La régression des villes sera-t-elle lente ou rapide ? Vandervelde indique quelques-unes des raisons qui pourront, au moins au début, entraver l’évolution. Pendant longtemps encore, l’attraction des villes continuera à s’exercer et elle retiendra ceux-là mêmes qui jouissent le moins de leurs plaisirs et sont le plus frappés par leurs tares. Durant une période de transition, la vie matérielle sera, d’ailleurs, plus difficile, moins variée, plus coûteuse, parfois, hors de la ville que dans l’intérieur des anciennes enceintes. Le déplacement heurtera des habitudes invétérées, il contrariera, d’ailleurs, des intérêts qui s’efforceront de l’entraver. Les commerçants tenteront de retenir leur clientèle avant de se résigner à la suivre. Les municipalités qui fondent leurs revenus sur l’octroi s’insurgeront contre l’exode, avant de s’ingénier à découvrir des ressources nouvelles. Les politiciens d’arrondissement verront avec déplaisir le déplacement des masses électorales, capable au reste, de réjouir les élu d’une circonscription voisine.
Au point de vue socialiste, l’évacuation des villes ne pourrait avoir qu’un inconvénient, grave il est vrai. Dans ces villes, accusées de tant de crimes, dans ces villes convaincues d’avoir ruiné la morale et l’hygiène, les hommes, en réalité, ont acquis plus d’une vertu. Le sentiment de la solidarité, étouffé par l’isolement égoïste des campagnes, s’est développé dans l’intimité, dans la promiscuité, si l’on veut, des quartiers ouvriers. L’élan révolutionnaire qui, jadis, anima les bourgeois des communes libres derrière leurs remparts, a soulevé le peuple des ruelles et des faubourgs. Solidarité, esprit révolutionnaire, fruits de la civilisation urbaine, seront-ils atténués par la diffusion des villes ? Vandervelde ne le pense pas. L’isolement aux heures de repos ne détruira la vie commune ni dans le travail, ni dans l’étude, ni dans la défense des intérêts communs et, d’autre part, il faudra, pour organiser la vie nouvelle, créer tant de rouages, que l’esprit d’initiative et d’action solidaire s’en verra nécessairement accru.
Les socialistes auraient, en définitive, tort de s’effrayer d’une évolution qu’il n’est pas en leur pouvoir d’enrayer. Ils peuvent, au contraire, en escompter des bénéfices et, eux seuls, ils sont capables de la diriger, pour qu’elle s’accomplisse sans à-coups et ne porte que des fruits bienfaisants.
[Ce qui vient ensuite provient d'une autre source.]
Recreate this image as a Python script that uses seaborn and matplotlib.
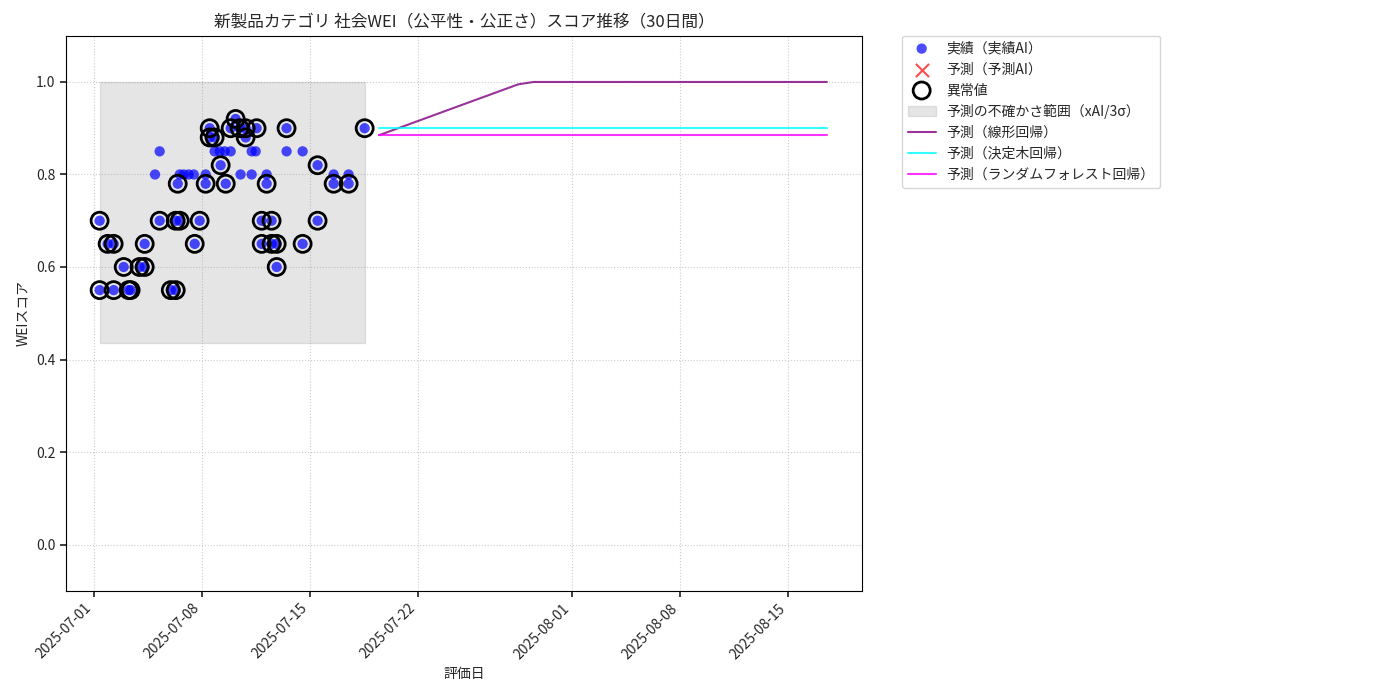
import matplotlib
matplotlib.use("Agg")
import matplotlib.pyplot as plt
import seaborn as sns
import numpy as np
import pandas as pd

sns.set_theme(style="white")
plt.rcParams['font.family'] = ['Noto Sans CJK JP', 'DejaVu Sans']

base = pd.Timestamp("2025-07-01")
# actual points: day offsets and scores
act_days = [0.39,0.39,0.91,1.30,1.30,1.95,2.27,2.40,2.98,3.31,3.31,4.28,5.00,5.32,5.32,5.45,5.58,6.55,6.87,7.26,7.52,7.52,7.84,8.23,8.56,8.88,9.20,9.46,9.85,9.85,10.56,10.89,10.89,11.21,11.53,11.53,11.86,11.86,12.50,13.54,14.51,14.51,15.55,16.52,17.56,
            3.98,4.28,5.58,5.84,6.16,6.49,7.26,7.84,8.17,8.49,8.88,9.52,10.24,10.24,10.50,11.21,12.50,13.54,15.55,16.52]
act_vals = [0.70,0.55,0.65,0.65,0.55,0.60,0.55,0.55,0.60,0.60,0.65,0.70,0.55,0.55,0.70,0.78,0.70,0.65,0.70,0.78,0.90,0.88,0.88,0.82,0.78,0.90,0.92,0.90,0.88,0.90,0.90,0.70,0.65,0.78,0.70,0.65,0.65,0.60,0.90,0.65,0.82,0.70,0.78,0.78,0.90,
            0.80,0.85,0.80,0.80,0.80,0.80,0.80,0.85,0.85,0.85,0.85,0.80,0.85,0.80,0.85,0.80,0.85,0.85,0.80,0.80]
n_anom = 45

fc_days = [18.5 + k for k in range(30)]
fc_linear = [min(1.0, 0.885 + 0.0122 * k) for k in range(30)]
fc_tree = [0.90] * 30
fc_rf = [0.885] * 30
band_low, band_high = 0.435, 1.0

act_dates = base + pd.to_timedelta(act_days, unit="D")
fc_dates = base + pd.to_timedelta(fc_days, unit="D")
df = pd.DataFrame({"date": act_dates, "val": act_vals})

fig = plt.figure(figsize=(14, 7), dpi=100)
ax = fig.add_axes([0.047, 0.156, 0.569, 0.793])

band_x = [act_dates.min(), act_dates.max()]
ax.fill_between(band_x, [band_low]*2, [band_high]*2, color="gray", alpha=0.2,
                label="予測の不確かさ範囲（xAI/3σ）")
sns.scatterplot(data=df, x="date", y="val", ax=ax, color="blue", alpha=0.7, s=55,
                edgecolor="none", label="実績（実績AI）", zorder=3)
ax.scatter([], [], marker="x", color="red", alpha=0.7, s=90, label="予測（予測AI）")
ax.scatter(act_dates[:n_anom], act_vals[:n_anom], s=150, facecolors="none",
           edgecolors="black", linewidths=2, label="異常値", zorder=4)
sns.lineplot(x=fc_dates, y=fc_linear, ax=ax, color="purple", alpha=0.8, label="予測（線形回帰）")
sns.lineplot(x=fc_dates, y=fc_tree, ax=ax, color="cyan", alpha=0.8, label="予測（決定木回帰）")
sns.lineplot(x=fc_dates, y=fc_rf, ax=ax, color="magenta", alpha=0.8, label="予測（ランダムフォレスト回帰）")

ax.set_xlim(base - pd.Timedelta(days=1.8), base + pd.Timedelta(days=49.8))
ax.set_ylim(-0.1, 1.1)
ticks = pd.to_datetime(["2025-07-01","2025-07-08","2025-07-15","2025-07-22","2025-08-01","2025-08-08","2025-08-15"])
ax.set_xticks(ticks)
ax.set_xticklabels([t.strftime("%Y-%m-%d") for t in ticks], rotation=45, ha="right")
ax.set_yticks([0.0,0.2,0.4,0.6,0.8,1.0])
ax.tick_params(axis="both", labelsize=10, left=True, bottom=True, length=4)
ax.grid(True, linestyle=":", color="#cccccc", linewidth=0.8)
for s in ax.spines.values():
    s.set_color("black")
    s.set_linewidth(0.8)
ax.set_title("新製品カテゴリ 社会WEI（公平性・公正さ）スコア推移（30日間）", fontsize=12)
ax.set_xlabel("評価日", fontsize=10)
ax.set_ylabel("WEIスコア", fontsize=10)
h, l = ax.get_legend_handles_labels()
order = [1, 2, 3, 0, 4, 5, 6]
ax.legend([h[i] for i in order], [l[i] for i in order], loc="upper left",
          bbox_to_anchor=(1.05, 1.0), fontsize=10, borderaxespad=0)
fig.savefig("out.png", dpi=100)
Vandervelde l’affirme en traçant un programme dont nous n’oublierons pas les termes dans nos prochains entretiens. « Ce n’est, dit-il, que par une politique résolument socialiste, s’attachant à la fois aux moyens de transport et aux moyens d’habitation, que l’on verra définitivement disparaître du centre des villes les ruelles immondes, les impasses ténébreuses, tandis que dans les faubourgs et les banlieues, l’initiative municipale fera surgir des logements spacieux où les travailleurs auront en abondance l’air, la lumière, la chaleur, l’eau pure, qui sont indispensables à la plante humaine pour croître, s’épanouir et fructifier normalement ».
En post-scriptum : « Le musée de Versailles sera partiellement rouvert à partir du 1er mai, la galerie des Batailles sera visible les mercredis et dimanches, de 13 à 17 heures […]. Une exposition d’œuvres des artistes tués à l’ennemi, blessés, prisonniers ou mobilisés se tiendra, en mai, salle du Jeu de Paume, aux Tuileries, au profit de la Caisse de la Fraternité des artistes. Le musée du Luxembourg est maintenant rouvert. Le public se presse dans les salles, où quelques œuvres choisies affirment l’intensité de l’art belge contemporain, sa variété, sa richesse et, surtout, son caractère profondément humain. Les œuvres de l’artiste américain Brangwyn, maître aquafortiste, peintre original et ami de la France, jouissent d’une faveur méritée. Elles décorent une grande salle, où l’on admire aussi Ève, Saint Jean-Baptiste, le Baiser, quelques-unes des œuvres les plus puissantes et les plus célèbres de Rodin ».